Short problem | From the first line of the data through the line containing "const regionSplit = 37.5;", return each line exactly.

---+---

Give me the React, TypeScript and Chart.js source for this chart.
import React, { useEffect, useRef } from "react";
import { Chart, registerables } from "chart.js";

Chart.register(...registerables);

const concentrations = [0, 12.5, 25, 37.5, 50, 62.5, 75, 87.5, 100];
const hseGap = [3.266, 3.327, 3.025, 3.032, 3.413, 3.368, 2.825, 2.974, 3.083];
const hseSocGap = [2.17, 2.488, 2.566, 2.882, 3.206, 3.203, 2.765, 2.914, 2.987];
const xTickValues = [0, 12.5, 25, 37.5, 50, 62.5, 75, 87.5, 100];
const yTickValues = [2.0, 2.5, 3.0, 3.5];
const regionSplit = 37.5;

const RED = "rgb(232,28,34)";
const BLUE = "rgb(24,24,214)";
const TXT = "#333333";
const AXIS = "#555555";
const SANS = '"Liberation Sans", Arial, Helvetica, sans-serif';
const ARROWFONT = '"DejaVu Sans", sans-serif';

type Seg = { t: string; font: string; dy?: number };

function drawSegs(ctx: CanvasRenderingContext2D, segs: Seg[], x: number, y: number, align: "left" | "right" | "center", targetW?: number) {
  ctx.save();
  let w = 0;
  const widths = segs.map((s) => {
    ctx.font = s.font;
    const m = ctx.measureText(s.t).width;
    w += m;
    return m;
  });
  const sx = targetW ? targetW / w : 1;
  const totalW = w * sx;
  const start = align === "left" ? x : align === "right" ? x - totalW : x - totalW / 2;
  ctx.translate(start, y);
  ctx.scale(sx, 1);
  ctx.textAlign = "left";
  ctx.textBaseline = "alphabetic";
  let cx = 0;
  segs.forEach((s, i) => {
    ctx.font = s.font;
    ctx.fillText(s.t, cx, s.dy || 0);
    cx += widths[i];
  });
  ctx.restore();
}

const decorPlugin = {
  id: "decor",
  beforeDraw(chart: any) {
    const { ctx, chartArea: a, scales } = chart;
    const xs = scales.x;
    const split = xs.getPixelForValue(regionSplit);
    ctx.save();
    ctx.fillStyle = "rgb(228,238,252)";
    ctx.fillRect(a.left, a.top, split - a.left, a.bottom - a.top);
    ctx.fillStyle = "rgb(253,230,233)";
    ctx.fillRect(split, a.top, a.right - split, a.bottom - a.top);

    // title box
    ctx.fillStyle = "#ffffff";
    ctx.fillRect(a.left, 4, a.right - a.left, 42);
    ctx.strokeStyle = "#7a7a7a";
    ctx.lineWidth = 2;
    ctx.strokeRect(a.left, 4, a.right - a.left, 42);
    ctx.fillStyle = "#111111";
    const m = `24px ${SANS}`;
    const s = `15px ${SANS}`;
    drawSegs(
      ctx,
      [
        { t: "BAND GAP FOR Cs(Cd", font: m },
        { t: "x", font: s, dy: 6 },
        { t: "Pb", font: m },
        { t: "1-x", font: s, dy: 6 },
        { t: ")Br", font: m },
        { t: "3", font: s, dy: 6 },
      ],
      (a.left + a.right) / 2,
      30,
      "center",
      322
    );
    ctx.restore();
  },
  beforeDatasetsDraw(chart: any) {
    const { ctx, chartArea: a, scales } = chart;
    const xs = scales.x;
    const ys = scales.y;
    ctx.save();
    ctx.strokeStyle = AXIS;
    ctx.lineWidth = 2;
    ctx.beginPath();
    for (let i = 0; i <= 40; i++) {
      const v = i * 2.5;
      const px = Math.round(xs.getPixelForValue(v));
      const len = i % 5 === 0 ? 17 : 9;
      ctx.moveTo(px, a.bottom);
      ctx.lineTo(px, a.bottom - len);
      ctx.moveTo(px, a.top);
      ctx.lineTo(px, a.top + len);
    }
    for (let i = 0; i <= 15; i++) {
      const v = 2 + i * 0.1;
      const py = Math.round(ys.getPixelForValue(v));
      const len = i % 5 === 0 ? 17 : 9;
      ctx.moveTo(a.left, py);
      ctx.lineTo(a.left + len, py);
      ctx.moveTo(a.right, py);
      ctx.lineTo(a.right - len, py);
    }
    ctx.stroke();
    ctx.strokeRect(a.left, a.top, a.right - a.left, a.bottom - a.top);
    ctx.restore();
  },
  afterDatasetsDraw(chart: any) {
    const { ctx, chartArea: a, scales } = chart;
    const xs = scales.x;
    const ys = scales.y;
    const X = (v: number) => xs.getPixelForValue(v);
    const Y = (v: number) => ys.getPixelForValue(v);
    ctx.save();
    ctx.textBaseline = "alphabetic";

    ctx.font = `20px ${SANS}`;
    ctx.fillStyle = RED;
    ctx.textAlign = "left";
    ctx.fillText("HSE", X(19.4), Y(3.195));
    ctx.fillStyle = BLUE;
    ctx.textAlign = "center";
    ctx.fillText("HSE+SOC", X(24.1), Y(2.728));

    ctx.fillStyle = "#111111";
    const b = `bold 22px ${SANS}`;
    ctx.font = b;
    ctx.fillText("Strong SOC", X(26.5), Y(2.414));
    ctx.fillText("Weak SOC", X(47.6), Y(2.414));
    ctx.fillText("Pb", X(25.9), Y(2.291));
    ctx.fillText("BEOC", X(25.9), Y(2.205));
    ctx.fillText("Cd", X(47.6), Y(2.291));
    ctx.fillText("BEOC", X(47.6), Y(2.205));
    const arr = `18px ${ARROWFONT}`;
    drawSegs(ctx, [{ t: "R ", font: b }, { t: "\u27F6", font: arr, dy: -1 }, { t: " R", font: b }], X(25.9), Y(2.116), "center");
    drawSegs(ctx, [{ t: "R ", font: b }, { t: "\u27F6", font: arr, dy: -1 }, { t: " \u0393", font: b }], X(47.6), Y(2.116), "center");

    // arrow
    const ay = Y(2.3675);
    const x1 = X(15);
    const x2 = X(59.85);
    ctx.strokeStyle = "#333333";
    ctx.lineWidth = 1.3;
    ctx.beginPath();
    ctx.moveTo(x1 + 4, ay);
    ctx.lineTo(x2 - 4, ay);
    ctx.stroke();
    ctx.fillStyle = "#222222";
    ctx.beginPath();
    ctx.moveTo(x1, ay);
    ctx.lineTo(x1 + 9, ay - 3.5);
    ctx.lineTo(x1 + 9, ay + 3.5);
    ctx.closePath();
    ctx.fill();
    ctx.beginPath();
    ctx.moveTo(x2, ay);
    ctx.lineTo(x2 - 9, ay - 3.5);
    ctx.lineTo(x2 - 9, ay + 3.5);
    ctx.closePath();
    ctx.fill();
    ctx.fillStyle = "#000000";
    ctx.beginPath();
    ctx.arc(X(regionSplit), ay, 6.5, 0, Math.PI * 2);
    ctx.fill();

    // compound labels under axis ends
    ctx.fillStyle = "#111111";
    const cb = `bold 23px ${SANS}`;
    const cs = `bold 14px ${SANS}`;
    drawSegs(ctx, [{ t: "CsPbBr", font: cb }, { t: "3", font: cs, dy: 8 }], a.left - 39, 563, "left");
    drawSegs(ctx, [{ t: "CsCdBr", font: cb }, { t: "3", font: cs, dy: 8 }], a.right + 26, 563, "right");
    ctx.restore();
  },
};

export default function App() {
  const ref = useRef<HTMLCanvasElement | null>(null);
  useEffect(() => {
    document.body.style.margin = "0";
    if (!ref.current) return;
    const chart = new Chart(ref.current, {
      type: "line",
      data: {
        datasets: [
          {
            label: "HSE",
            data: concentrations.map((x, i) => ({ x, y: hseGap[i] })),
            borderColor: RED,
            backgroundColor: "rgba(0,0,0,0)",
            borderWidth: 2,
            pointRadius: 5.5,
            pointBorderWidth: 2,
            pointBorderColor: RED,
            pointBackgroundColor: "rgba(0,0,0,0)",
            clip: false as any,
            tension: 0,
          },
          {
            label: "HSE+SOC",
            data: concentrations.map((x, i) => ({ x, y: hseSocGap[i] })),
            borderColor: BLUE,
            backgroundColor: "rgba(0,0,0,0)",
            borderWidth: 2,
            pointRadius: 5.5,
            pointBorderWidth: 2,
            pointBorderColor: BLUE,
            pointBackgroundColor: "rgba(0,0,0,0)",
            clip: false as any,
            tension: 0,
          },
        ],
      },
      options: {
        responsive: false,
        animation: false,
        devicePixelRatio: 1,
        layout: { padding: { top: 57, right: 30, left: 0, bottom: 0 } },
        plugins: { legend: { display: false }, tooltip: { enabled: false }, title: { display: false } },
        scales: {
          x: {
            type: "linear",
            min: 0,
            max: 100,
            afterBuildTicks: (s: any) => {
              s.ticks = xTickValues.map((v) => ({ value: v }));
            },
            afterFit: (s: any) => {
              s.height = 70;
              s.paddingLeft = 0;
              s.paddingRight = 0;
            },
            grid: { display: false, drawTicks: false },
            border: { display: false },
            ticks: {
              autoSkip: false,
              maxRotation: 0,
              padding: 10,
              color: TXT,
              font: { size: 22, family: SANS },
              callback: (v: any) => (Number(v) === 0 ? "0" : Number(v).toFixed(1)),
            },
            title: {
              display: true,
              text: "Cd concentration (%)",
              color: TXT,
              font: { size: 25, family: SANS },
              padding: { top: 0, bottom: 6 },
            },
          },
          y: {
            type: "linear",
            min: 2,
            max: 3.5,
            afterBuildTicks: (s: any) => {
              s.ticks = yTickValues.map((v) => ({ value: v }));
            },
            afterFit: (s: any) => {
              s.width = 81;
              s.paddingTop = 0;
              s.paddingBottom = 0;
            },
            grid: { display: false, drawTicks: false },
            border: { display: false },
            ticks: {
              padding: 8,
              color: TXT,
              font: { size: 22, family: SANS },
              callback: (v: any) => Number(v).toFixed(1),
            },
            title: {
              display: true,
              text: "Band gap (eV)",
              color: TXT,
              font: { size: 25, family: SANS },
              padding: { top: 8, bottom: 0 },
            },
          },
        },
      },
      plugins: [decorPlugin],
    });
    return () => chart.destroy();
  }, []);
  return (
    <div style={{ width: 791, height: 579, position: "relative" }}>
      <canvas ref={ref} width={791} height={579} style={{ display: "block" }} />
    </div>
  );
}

---+---

Expected answer |
Give me the React, TypeScript and Chart.js source for this chart.
import React, { useEffect, useRef } from "react";
import { Chart, registerables } from "chart.js";

Chart.register(...registerables);

const concentrations = [0, 12.5, 25, 37.5, 50, 62.5, 75, 87.5, 100];
const hseGap = [3.266, 3.327, 3.025, 3.032, 3.413, 3.368, 2.825, 2.974, 3.083];
const hseSocGap = [2.17, 2.488, 2.566, 2.882, 3.206, 3.203, 2.765, 2.914, 2.987];
const xTickValues = [0, 12.5, 25, 37.5, 50, 62.5, 75, 87.5, 100];
const yTickValues = [2.0, 2.5, 3.0, 3.5];
const regionSplit = 37.5;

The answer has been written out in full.